Oliver Nassar

Adding a language package (french) to Ubuntu Linux (10.10)

July 27, 2011

Working on a new project whereby we're using PHP's money formatting (see PHP money_format), we ran into an issue whereby the money wasn't being formatted properly for french users.

Specifically, the period between the dollar and hundredth-dollar numbers is replaced by a comma. In order for this to be managed automatically by the function, the setlocale function needs to be called as follows:

setlocale(LC_MONETARY, 'fr_CA.UTF-8');

While the first argument could be the constant LC_ALL, in this case we simply wanted the monetary functions to be formatted properly (eg. we're not following the larger-standard for internationalization/i18n). I made a pretty silly and invalid assumption that that was all it would take, but alas, the operating system didn't have that language package installed. I believe it comes with the english set by default on a fresh install, but not french.

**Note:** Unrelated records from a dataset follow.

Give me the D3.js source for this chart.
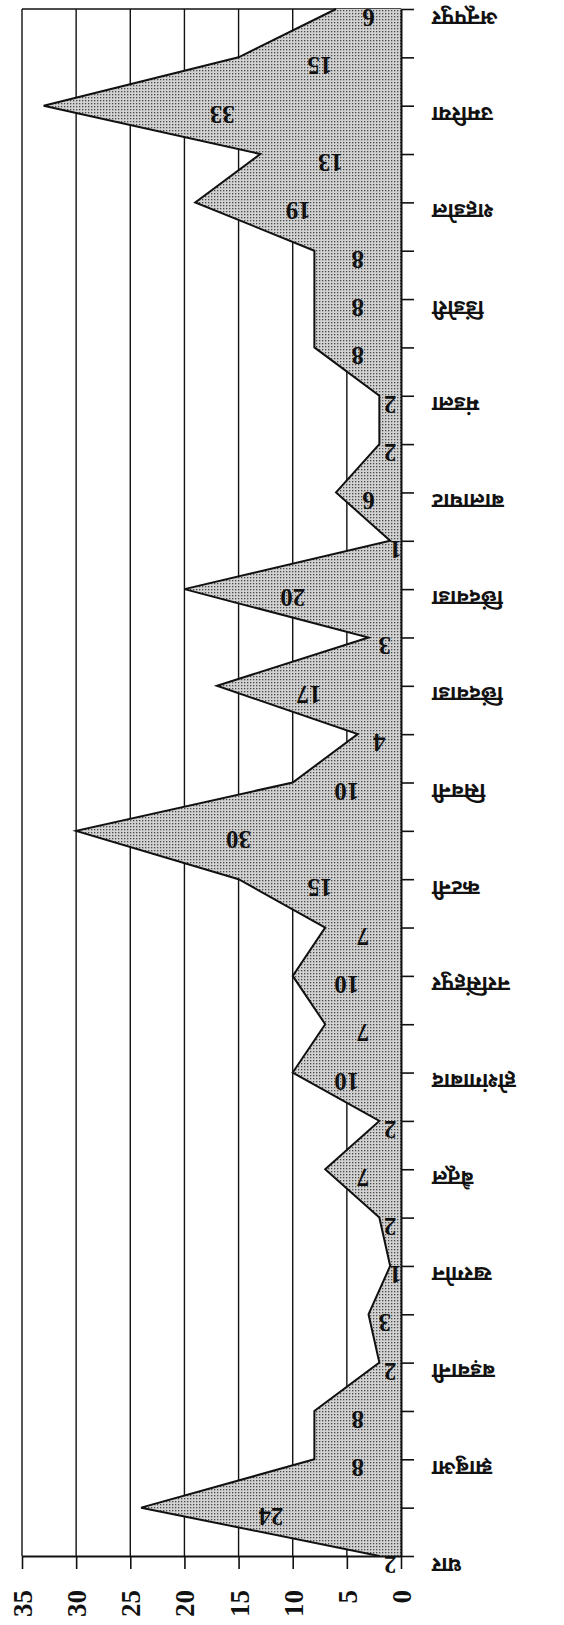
<!DOCTYPE html>
<html>
<head>
<meta charset="utf-8">
<script src="https://cdn.jsdelivr.net/npm/d3@7"></script>
<style>
  body { margin: 0; background: #fff; }
  svg { display: block; }
</style>
</head>
<body>
<script>
// values, bottom point first
const values = [2, 24, 8, 8, 2, 3, 1, 2, 7, 2, 10, 7, 10, 7, 15, 30, 10, 4, 17, 3, 20, 1, 6, 2, 2, 8, 8, 8, 19, 13, 33, 15, 6];
// label for every other point
const labels = ["धार", "झाबुआ", "बड़वानी", "खरगोन", "बैतूल", "होशंगाबाद", "नरसिंहपुर", "कटनी", "सिवनी",
  "छिंदवाडा", "छिंदवाडा", "बालाघाट", "मंडला", "डिंडोरी", "शहडोल", "उमरिया", "अनूपपुर"];
const valueTicks = [0, 5, 10, 15, 20, 25, 30, 35];

const W = 564, H = 1625;
const svg = d3.select("body").append("svg").attr("width", W).attr("height", H);

const x = d3.scaleLinear().domain([0, 35]).range([401, 22]);
const y = d3.scalePoint().domain(d3.range(values.length)).range([1556, 9]);

const defs = svg.append("defs");
const pat = defs.append("pattern").attr("id", "dots")
  .attr("width", 3).attr("height", 3).attr("patternUnits", "userSpaceOnUse");
pat.append("rect").attr("width", 3).attr("height", 3).attr("fill", "#d2d2d2");
pat.append("rect").attr("x", 1).attr("y", 1).attr("width", 1.3).attr("height", 1.3).attr("fill", "#474747");

// grid
svg.append("g").selectAll("line").data(valueTicks.filter(t => t > 0)).join("line")
  .attr("x1", d => x(d)).attr("x2", d => x(d))
  .attr("y1", y(values.length - 1)).attr("y2", y(0))
  .attr("stroke", "#111").attr("stroke-width", 1.4);

// top border
svg.append("line").attr("x1", x(35)).attr("x2", x(0))
  .attr("y1", y(values.length - 1)).attr("y2", y(values.length - 1))
  .attr("stroke", "#111").attr("stroke-width", 1.6);

// area
const area = d3.area().y((d, i) => y(i)).x0(x(0)).x1(d => x(d));
svg.append("path").datum(values).attr("d", area).attr("fill", "url(#dots)");
const line = d3.line().y((d, i) => y(i)).x(d => x(d));
svg.append("path").datum(values).attr("d", line)
  .attr("fill", "none").attr("stroke", "#111").attr("stroke-width", 2);

// value axis
const ax = svg.append("g").attr("transform", `translate(0,${y(0)})`)
  .call(d3.axisBottom(x).tickValues(valueTicks).tickSize(13).tickSizeOuter(0));
ax.select(".domain").attr("stroke", "#111").attr("stroke-width", 2);
ax.selectAll(".tick line").attr("stroke", "#111").attr("stroke-width", 1.6);
ax.selectAll(".tick text")
  .attr("y", null).attr("dy", "0.35em")
  .attr("transform", "translate(0,34) rotate(-90)")
  .attr("text-anchor", "end")
  .attr("font-family", "Liberation Serif, serif").attr("font-weight", "bold")
  .attr("font-size", 27).attr("fill", "#111");

// category axis
const cy = svg.append("g").attr("transform", `translate(${x(0)},0)`)
  .call(d3.axisRight(y).tickSize(13).tickSizeOuter(0)
    .tickFormat(d => d % 2 === 0 ? labels[d / 2] : ""));
cy.select(".domain").attr("stroke", "#111").attr("stroke-width", 2);
cy.selectAll(".tick line").attr("stroke", "#111").attr("stroke-width", 1.6);
cy.selectAll(".tick text")
  .attr("x", null).attr("dy", null)
  .attr("transform", "translate(31,1) rotate(180)")
  .attr("text-anchor", "end")
  .attr("font-family", "Noto Sans Devanagari, Lohit Devanagari, Noto Sans, sans-serif")
  .attr("font-weight", "bold")
  .attr("font-size", 21).attr("fill", "#111");

// value labels at half height
svg.append("g").selectAll("text").data(values).join("text")
  .attr("transform", (d, i) => `translate(${x(d / 2)},${y(i)}) rotate(180)`)
  .attr("text-anchor", "middle")
  .attr("font-family", "Liberation Serif, serif").attr("font-weight", "bold")
  .attr("font-size", 25).attr("fill", "#111")
  .text(d => d);
</script>
</body>
</html>
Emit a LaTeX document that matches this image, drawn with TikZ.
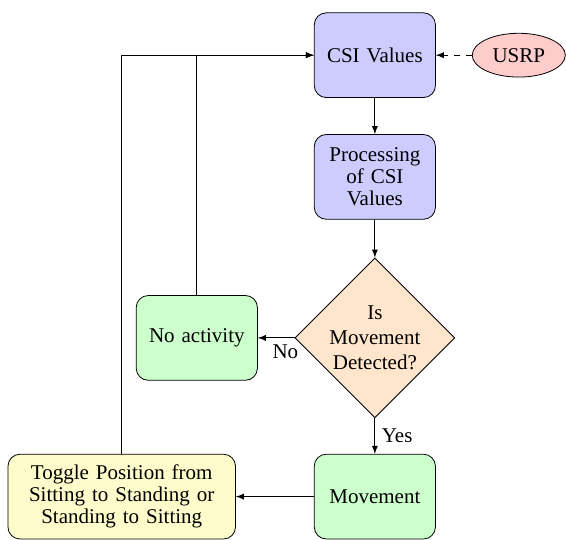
\documentclass[tikz,border=0pt]{standalone}
\usepackage{fontspec}
\setmainfont{Liberation Serif}
\usetikzlibrary{shapes.geometric,arrows}

\begin{document}
\begin{tikzpicture}[>=latex, font=\fontsize{10.5pt}{11pt}\selectfont,
    box/.style={draw, rounded corners=6pt, align=center, text width=1.8cm,
        minimum width=2.13cm, minimum height=1.49cm},
    widebox/.style={box, text width=3.7cm, minimum width=4cm},
    decision/.style={draw, diamond, aspect=1, align=center, inner sep=0pt,
        minimum width=2.81cm, minimum height=2.81cm},
    source/.style={draw, ellipse, minimum width=1.63cm, minimum height=0.77cm}]
    \useasboundingbox (0,0) rectangle (9.95,9.49);

    % nodes
    \node[box, fill=blue!20] (csi) at (6.59,8.52) {CSI Values};
    \node[source, fill=red!20] (usrp) at (9.12,8.52) {USRP};
    \node[box, fill=blue!20] (proc) at (6.59,6.38) {Processing of CSI Values};
    \node[decision, fill=orange!20] (dec) at (6.59,3.55)
        {Is\\[1.5pt]Movement\\[1.5pt]Detected?};
    \node[box, fill=green!20] (noact) at (3.46,3.55) {No activity};
    \node[box, fill=green!20] (mov) at (6.59,0.76) {Movement};
    \node[widebox, fill=yellow!20] (toggle) at (2.14,0.76)
        {Toggle Position from Sitting to Standing or Standing to Sitting};

    % arrows
    \draw[->, dashed] (usrp) -- (csi);
    \draw[->] (csi) -- (proc);
    \draw[->] (proc) -- (dec);
    \draw[->] (dec) -- node[near start, below] {No} (noact);
    \draw[->] (dec) -- node[right] {Yes} (mov);
    \draw[->] (mov) -- (toggle);

    % loops back
    \draw[->] (noact) |- (csi);
    \draw[->] (toggle) |- (csi);

\end{tikzpicture}
\end{document}
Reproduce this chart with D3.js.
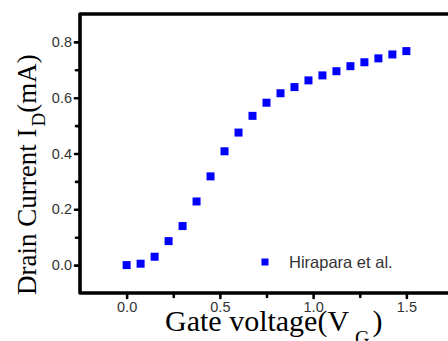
<!DOCTYPE html>
<html>
<head>
<meta charset="utf-8">
<script src="https://cdn.jsdelivr.net/npm/d3@7"></script>
<style>
  body { margin: 0; background: #fff; }
  svg { display: block; }
</style>
</head>
<body>
<svg id="chart" width="448" height="341"></svg>
<script>
// gate voltage (V) and drain current (mA)
var gateV = [0, 0.075, 0.15, 0.225, 0.3, 0.375, 0.45, 0.525, 0.6, 0.675, 0.75,
             0.825, 0.9, 0.975, 1.05, 1.125, 1.2, 1.275, 1.35, 1.425, 1.5];
var drainI = [0.0, 0.005, 0.03, 0.086, 0.14, 0.228, 0.318, 0.408, 0.475, 0.535, 0.582,
              0.616, 0.638, 0.662, 0.68, 0.695, 0.713, 0.727, 0.741, 0.755, 0.767];
var xMajor = [0, 0.5, 1.0, 1.5];
var xMinor = [0.25, 0.75, 1.25];
var yMajor = [0, 0.2, 0.4, 0.6, 0.8];
var yMinor = [0.1, 0.3, 0.5, 0.7];
var seriesName = "Hirapara et al.";

var svg = d3.select("#chart");
var plotL = 80, plotT = 14, plotB = 293, plotR = 453;

var x = d3.scaleLinear().domain([-0.25, 1.75]).range([plotL, plotR]);
var y = d3.scaleLinear().domain([-0.1, 0.9]).range([plotB, plotT]);

var fmt = d3.format(".1f");

// minor ticks first
svg.append("g").attr("transform", "translate(0," + plotB + ")")
   .call(d3.axisBottom(x).tickValues(xMinor).tickSize(4).tickFormat(""))
   .call(function(g){ g.select(".domain").remove(); });
svg.append("g").attr("transform", "translate(" + plotL + ",0)")
   .call(d3.axisLeft(y).tickValues(yMinor).tickSize(4).tickFormat(""))
   .call(function(g){ g.select(".domain").remove(); });

var xAxis = svg.append("g").attr("transform", "translate(0," + plotB + ")")
   .call(d3.axisBottom(x).tickValues(xMajor).tickSize(5).tickPadding(4).tickFormat(fmt));
xAxis.select(".domain").remove();

var yAxis = svg.append("g").attr("transform", "translate(" + plotL + ",0)")
   .call(d3.axisLeft(y).tickValues(yMajor).tickSize(5).tickPadding(3).tickFormat(fmt));
yAxis.select(".domain").remove();

svg.selectAll(".tick line").attr("stroke", "#000").attr("stroke-width", 2.6)
   .attr("stroke-linecap", "round");
svg.selectAll(".tick text").attr("fill", "#333")
   .style("font-family", "'Liberation Sans', Arial, sans-serif").style("font-size", "14.5px");

// frame: left, bottom, top (right side runs off the page)
svg.append("path")
   .attr("d", "M" + plotR + "," + plotT + "H" + plotL + "V" + plotB + "H" + plotR)
   .attr("fill", "none").attr("stroke", "#000").attr("stroke-width", 3.6)
   .attr("stroke-linecap", "round").attr("stroke-linejoin", "round");

// points
var ms = 8;
svg.append("g").selectAll("rect").data(gateV).enter().append("rect")
   .attr("x", function(d){ return x(d) - ms/2; })
   .attr("y", function(d, i){ return y(drainI[i]) - ms/2; })
   .attr("width", ms).attr("height", ms)
   .attr("fill", "#0000ff");

// legend
svg.append("rect").attr("x", 261.5).attr("y", 258.5).attr("width", 7).attr("height", 7)
   .attr("fill", "#0000ff");
svg.append("text").attr("x", 289).attr("y", 268).text(seriesName)
   .attr("fill", "#333")
   .style("font-family", "'Liberation Sans', Arial, sans-serif").style("font-size", "16.5px");

// axis titles
var serif = "'Liberation Serif', 'Times New Roman', serif";
var xt = svg.append("text").attr("x", 165).attr("y", 331)
   .style("font-family", serif).style("font-size", "30px").attr("fill", "#000");
xt.append("tspan").text("Gate voltage(V");
xt.append("tspan").attr("dx", 6).attr("dy", 14).style("font-size", "20px").text("G");
xt.append("tspan").attr("dx", 3).attr("dy", -14).text(")");

var yt = svg.append("text")
   .attr("transform", "translate(36,295) rotate(-90)")
   .style("font-family", serif).style("font-size", "27px").attr("fill", "#000");
yt.append("tspan").text("Drain Current I");
yt.append("tspan").attr("dx", 2).attr("dy", 9).style("font-size", "19px").text("D");
yt.append("tspan").attr("dy", -9).text("(mA)");
</script>
</body>
</html>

Here were the steps I followed to get the french packages on the server:

sudo apt-get -y install language-pack-en
sudo locale-gen fr_CA.UTF-8
sudo dpkg-reconfigure locales
sudo vi /etc/default/locale
sudo reboot

When editing the /etc/default/locale file, I simply added in the following line at the end of the file:

LANG="fr_CA.UTF-8"

After the reboot, the language file for Canadian french (in the UTF-8 encoding, by the way), is included and ready to use.